> The problem:
Return only the number of lines that hold "this".

> Provided information:
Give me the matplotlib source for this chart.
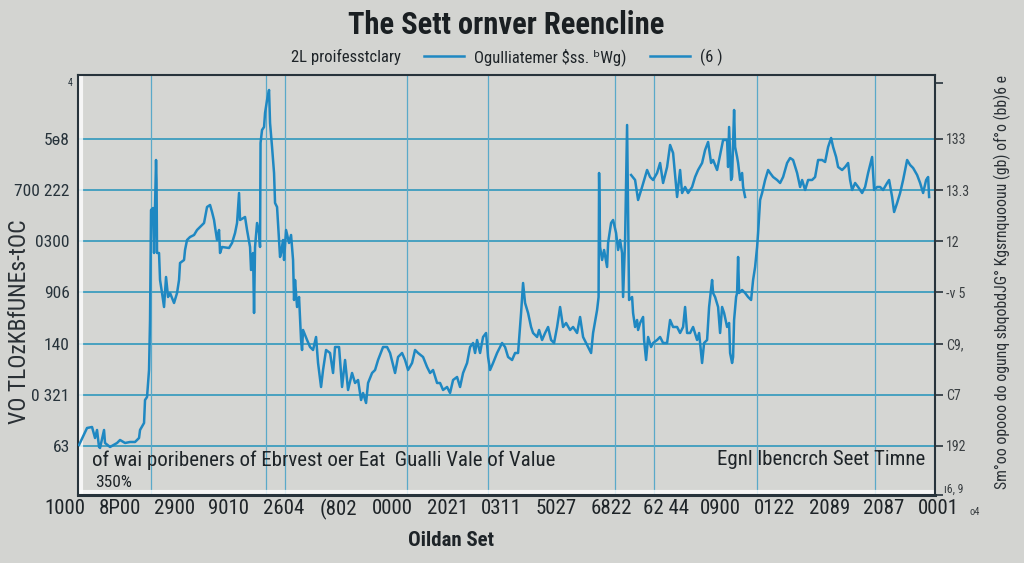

* * *

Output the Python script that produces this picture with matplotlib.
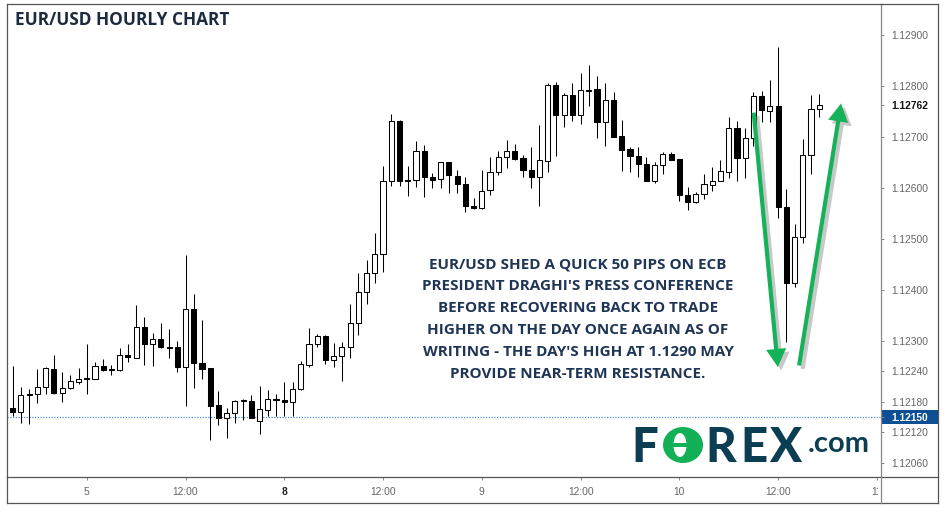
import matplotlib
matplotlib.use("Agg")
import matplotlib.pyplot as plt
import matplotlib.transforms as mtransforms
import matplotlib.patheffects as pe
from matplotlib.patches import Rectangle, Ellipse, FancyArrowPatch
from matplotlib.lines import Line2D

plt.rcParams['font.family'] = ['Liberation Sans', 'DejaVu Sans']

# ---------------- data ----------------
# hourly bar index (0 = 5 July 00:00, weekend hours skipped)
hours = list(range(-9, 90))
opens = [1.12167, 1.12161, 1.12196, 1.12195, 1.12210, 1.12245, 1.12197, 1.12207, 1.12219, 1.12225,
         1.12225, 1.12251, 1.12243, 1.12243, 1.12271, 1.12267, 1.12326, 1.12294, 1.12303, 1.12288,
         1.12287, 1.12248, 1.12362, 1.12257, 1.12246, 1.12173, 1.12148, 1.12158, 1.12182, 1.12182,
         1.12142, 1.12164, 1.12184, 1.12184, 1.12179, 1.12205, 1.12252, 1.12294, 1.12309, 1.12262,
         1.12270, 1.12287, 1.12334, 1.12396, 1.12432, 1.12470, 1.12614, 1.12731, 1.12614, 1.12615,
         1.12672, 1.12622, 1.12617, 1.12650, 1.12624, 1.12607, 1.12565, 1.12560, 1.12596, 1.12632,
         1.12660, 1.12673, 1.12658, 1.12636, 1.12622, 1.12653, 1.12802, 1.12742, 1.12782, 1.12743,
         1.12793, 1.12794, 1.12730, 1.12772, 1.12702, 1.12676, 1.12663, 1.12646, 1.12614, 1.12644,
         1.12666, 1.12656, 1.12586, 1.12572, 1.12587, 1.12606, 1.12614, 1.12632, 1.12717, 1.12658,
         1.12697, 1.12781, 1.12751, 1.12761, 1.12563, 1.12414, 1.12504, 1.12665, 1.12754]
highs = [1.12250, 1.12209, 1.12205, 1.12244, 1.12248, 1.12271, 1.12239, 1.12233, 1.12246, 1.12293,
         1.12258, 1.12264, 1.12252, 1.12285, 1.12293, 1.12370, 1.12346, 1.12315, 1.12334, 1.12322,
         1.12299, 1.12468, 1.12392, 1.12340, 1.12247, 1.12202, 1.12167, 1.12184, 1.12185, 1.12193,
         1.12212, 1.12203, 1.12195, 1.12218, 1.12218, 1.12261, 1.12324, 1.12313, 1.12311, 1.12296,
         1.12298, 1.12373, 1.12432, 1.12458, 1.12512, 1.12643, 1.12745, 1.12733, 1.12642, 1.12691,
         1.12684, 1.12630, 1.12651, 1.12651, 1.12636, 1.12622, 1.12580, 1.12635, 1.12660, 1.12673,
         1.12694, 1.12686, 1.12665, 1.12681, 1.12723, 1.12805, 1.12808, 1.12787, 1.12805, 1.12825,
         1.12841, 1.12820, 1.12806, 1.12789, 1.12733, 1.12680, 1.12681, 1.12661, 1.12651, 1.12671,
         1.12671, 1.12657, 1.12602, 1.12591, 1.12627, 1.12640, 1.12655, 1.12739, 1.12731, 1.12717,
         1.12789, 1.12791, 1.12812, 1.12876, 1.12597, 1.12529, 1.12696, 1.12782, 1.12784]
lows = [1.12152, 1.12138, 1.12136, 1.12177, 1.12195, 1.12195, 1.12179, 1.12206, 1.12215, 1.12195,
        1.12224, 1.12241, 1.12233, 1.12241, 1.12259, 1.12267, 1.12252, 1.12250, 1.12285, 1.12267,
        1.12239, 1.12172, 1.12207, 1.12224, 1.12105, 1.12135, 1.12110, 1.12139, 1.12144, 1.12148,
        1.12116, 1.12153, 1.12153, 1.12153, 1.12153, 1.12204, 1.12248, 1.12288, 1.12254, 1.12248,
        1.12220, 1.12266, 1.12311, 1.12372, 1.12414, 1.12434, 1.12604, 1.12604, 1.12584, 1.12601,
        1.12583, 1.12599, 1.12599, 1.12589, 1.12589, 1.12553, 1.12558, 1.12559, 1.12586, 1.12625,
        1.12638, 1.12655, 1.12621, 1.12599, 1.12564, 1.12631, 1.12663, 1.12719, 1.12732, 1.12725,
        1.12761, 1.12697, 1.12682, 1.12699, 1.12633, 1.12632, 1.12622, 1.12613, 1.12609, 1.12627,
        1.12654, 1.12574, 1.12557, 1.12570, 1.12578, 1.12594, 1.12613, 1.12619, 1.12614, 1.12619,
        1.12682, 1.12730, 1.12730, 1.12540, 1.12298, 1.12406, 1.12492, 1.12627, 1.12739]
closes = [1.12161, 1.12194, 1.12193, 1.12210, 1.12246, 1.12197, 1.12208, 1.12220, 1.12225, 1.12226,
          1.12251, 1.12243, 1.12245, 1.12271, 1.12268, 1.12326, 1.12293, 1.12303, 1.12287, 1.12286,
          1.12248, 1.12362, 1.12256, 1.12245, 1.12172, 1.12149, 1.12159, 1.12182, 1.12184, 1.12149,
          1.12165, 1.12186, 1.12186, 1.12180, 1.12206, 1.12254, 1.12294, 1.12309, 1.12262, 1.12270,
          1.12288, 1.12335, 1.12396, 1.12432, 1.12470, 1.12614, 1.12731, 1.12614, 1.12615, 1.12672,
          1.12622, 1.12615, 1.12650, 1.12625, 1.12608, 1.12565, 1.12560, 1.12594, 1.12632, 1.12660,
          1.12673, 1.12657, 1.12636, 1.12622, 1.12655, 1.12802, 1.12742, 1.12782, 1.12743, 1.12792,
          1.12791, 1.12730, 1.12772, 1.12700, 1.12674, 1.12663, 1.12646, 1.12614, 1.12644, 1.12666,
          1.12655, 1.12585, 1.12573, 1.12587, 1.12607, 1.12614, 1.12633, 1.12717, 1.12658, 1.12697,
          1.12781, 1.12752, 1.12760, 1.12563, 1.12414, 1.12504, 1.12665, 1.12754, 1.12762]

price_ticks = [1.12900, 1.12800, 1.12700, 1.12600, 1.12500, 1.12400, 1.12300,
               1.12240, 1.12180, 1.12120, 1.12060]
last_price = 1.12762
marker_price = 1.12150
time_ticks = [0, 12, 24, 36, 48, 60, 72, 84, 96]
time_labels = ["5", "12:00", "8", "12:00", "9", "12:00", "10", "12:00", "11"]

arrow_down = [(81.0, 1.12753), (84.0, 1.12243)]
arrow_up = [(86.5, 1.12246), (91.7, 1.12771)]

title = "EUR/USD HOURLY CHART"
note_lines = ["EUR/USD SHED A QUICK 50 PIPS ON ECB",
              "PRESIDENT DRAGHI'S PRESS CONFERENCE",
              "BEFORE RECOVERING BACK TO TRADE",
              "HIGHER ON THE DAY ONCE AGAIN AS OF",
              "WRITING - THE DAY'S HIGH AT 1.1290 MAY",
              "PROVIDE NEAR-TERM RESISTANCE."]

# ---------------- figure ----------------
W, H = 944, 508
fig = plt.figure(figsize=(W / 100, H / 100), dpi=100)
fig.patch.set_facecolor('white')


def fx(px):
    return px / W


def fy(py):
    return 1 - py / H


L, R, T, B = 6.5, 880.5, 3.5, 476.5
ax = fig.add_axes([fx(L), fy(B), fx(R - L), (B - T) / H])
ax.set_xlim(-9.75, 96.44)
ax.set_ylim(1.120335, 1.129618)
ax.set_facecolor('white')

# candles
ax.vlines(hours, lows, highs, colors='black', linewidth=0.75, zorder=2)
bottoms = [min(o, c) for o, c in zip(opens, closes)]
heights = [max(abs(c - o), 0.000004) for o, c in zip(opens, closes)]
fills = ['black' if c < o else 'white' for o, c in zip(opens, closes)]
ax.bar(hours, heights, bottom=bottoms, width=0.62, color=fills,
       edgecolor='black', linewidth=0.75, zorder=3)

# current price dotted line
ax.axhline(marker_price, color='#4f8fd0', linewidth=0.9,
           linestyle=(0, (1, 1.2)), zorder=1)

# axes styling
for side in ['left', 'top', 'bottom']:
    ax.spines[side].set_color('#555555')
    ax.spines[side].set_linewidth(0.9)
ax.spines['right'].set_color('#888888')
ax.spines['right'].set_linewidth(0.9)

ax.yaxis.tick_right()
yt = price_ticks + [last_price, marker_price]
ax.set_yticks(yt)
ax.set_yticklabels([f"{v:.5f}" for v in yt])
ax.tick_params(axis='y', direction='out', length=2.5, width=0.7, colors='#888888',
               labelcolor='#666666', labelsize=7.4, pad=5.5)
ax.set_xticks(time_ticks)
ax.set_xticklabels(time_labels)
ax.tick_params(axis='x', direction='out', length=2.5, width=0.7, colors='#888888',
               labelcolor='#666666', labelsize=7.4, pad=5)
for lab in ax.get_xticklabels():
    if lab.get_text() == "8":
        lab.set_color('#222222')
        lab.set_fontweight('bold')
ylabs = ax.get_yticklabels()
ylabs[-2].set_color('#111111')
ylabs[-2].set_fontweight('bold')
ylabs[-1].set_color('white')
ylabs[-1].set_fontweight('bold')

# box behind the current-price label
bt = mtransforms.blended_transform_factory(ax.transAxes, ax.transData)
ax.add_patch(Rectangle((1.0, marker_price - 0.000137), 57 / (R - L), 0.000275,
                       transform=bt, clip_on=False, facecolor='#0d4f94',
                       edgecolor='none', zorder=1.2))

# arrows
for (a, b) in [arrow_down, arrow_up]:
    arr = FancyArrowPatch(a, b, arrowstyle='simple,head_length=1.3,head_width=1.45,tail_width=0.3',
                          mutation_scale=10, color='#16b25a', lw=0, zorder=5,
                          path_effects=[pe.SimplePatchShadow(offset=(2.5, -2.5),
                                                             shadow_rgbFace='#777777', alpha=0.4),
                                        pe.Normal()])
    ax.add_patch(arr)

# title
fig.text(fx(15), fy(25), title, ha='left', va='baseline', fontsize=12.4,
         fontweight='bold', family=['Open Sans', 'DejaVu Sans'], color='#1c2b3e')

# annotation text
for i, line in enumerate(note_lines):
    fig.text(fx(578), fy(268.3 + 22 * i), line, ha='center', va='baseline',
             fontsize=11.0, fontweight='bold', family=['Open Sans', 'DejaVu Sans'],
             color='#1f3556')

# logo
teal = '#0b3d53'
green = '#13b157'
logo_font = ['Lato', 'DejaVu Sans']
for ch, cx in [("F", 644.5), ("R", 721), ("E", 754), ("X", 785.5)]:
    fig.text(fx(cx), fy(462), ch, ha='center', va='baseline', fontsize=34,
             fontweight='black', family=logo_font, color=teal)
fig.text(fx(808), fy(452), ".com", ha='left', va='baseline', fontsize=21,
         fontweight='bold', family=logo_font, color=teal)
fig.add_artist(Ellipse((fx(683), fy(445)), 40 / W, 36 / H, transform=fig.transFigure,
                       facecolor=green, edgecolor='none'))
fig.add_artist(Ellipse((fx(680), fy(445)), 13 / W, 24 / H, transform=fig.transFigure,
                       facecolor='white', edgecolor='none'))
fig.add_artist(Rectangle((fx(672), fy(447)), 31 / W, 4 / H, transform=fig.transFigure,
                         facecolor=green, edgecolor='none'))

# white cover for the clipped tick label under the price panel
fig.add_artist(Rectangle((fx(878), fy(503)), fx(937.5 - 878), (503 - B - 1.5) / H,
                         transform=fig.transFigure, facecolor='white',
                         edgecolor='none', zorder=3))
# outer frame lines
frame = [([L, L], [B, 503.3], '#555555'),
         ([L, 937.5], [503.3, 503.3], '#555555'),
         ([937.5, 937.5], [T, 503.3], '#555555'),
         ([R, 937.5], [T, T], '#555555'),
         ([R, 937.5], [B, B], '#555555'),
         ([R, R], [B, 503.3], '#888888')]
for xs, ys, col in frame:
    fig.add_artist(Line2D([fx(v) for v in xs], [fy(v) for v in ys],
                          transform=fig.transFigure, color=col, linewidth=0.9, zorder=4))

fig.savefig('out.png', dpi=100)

---

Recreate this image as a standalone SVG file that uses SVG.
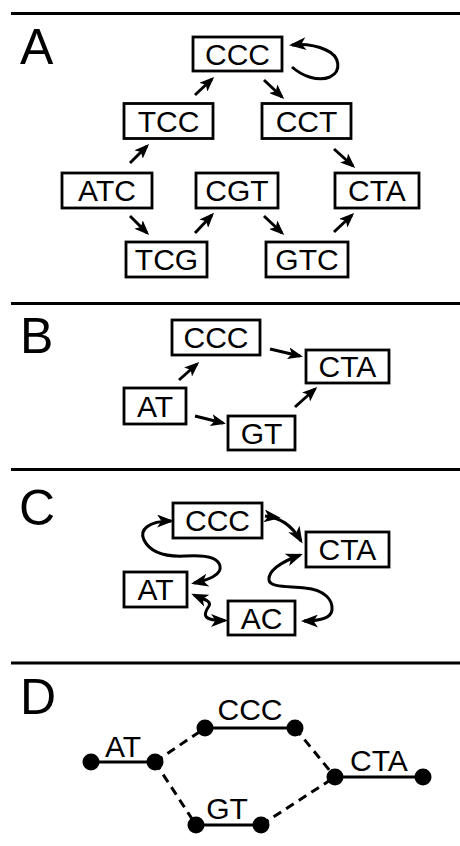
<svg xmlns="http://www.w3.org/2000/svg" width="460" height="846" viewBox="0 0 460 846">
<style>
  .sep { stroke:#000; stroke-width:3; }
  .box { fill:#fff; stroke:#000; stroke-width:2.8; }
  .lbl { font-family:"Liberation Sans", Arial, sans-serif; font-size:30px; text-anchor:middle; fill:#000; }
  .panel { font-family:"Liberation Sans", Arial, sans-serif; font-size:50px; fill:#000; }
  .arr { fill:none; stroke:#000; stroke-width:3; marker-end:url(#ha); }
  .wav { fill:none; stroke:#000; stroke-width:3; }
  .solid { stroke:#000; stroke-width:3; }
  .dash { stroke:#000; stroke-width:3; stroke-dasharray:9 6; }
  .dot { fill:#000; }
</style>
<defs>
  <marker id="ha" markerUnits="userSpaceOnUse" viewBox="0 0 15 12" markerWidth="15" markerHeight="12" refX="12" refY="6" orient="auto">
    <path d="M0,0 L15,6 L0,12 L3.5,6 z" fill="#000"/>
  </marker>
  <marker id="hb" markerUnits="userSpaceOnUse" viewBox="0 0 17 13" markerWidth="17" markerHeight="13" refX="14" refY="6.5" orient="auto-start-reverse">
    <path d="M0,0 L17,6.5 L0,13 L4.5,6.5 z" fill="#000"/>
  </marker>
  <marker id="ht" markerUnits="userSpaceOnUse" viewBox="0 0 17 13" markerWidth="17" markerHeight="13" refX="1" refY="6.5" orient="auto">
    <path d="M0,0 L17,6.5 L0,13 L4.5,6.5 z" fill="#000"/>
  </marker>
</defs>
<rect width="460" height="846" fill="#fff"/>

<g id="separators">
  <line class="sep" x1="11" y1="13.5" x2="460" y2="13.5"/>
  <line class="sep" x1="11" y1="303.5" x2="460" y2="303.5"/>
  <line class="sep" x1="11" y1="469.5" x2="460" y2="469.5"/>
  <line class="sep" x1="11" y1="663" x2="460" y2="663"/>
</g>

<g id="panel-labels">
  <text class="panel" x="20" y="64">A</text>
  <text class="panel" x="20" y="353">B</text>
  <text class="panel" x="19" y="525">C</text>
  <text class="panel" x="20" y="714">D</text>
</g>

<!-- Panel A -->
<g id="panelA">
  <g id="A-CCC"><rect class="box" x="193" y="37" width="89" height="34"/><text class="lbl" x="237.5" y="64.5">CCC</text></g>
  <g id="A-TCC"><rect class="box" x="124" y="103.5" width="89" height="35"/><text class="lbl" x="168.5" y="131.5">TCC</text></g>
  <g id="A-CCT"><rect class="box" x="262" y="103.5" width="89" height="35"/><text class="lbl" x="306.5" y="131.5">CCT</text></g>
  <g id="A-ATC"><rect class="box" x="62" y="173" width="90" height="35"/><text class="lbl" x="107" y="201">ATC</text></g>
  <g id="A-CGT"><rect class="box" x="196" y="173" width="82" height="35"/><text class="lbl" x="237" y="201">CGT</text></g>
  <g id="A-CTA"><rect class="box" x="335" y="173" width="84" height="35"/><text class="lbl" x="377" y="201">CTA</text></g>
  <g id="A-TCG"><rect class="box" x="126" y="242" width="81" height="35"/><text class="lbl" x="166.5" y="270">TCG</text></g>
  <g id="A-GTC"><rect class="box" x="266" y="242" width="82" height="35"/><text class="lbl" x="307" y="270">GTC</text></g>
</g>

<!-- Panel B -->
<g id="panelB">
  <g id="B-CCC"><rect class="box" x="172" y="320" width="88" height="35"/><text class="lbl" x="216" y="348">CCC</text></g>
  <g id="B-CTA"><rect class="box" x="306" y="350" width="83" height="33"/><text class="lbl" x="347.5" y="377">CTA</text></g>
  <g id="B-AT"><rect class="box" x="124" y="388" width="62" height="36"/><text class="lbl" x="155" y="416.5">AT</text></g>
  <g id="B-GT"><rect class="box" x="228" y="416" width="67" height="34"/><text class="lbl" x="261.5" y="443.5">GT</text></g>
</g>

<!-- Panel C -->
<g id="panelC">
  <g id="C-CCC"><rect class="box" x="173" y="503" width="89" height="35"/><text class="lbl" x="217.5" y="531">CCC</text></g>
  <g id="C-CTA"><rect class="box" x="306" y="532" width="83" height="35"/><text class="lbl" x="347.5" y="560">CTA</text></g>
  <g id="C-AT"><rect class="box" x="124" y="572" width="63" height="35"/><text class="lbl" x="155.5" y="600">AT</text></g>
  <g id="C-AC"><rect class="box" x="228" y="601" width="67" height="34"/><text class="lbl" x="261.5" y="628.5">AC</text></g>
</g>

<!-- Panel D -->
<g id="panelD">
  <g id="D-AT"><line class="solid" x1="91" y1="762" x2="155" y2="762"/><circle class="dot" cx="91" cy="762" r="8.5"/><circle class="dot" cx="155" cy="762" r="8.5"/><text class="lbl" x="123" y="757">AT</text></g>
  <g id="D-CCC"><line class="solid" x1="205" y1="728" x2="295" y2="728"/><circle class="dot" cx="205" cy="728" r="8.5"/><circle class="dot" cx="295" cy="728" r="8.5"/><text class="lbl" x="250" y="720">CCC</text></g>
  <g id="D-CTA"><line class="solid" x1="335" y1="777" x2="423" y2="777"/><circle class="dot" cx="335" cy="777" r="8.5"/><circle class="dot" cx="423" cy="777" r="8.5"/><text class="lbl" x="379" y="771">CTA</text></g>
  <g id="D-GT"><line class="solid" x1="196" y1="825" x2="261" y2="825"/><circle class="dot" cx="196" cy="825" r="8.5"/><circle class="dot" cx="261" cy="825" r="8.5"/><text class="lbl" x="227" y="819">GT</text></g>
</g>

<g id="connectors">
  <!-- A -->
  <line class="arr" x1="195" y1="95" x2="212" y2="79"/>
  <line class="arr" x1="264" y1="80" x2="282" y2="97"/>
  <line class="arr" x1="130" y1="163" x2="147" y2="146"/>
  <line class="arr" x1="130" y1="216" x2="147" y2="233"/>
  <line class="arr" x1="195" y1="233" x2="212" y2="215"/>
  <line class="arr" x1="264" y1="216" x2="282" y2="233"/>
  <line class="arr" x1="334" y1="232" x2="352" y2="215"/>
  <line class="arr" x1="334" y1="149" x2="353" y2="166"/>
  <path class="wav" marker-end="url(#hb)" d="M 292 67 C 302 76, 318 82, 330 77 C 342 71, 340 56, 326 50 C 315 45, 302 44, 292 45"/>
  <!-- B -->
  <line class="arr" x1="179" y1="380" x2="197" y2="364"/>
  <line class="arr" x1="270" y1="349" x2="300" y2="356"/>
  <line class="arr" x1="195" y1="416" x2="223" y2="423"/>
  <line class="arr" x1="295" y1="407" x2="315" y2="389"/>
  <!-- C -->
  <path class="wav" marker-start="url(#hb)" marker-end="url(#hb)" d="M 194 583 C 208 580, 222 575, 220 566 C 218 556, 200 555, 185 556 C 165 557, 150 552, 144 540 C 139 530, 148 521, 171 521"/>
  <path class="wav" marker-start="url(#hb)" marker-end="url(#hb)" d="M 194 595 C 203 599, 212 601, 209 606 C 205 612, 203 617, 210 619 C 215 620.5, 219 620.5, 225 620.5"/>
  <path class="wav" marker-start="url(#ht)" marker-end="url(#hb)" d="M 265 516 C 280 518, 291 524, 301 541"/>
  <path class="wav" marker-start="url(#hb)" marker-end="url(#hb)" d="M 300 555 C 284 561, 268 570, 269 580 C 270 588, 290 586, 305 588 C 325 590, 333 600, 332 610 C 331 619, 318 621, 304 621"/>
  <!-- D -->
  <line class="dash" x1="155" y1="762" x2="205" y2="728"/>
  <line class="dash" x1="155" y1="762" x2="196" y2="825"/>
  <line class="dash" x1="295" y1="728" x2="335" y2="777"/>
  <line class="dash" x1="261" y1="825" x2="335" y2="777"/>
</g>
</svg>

> Exercise result:
3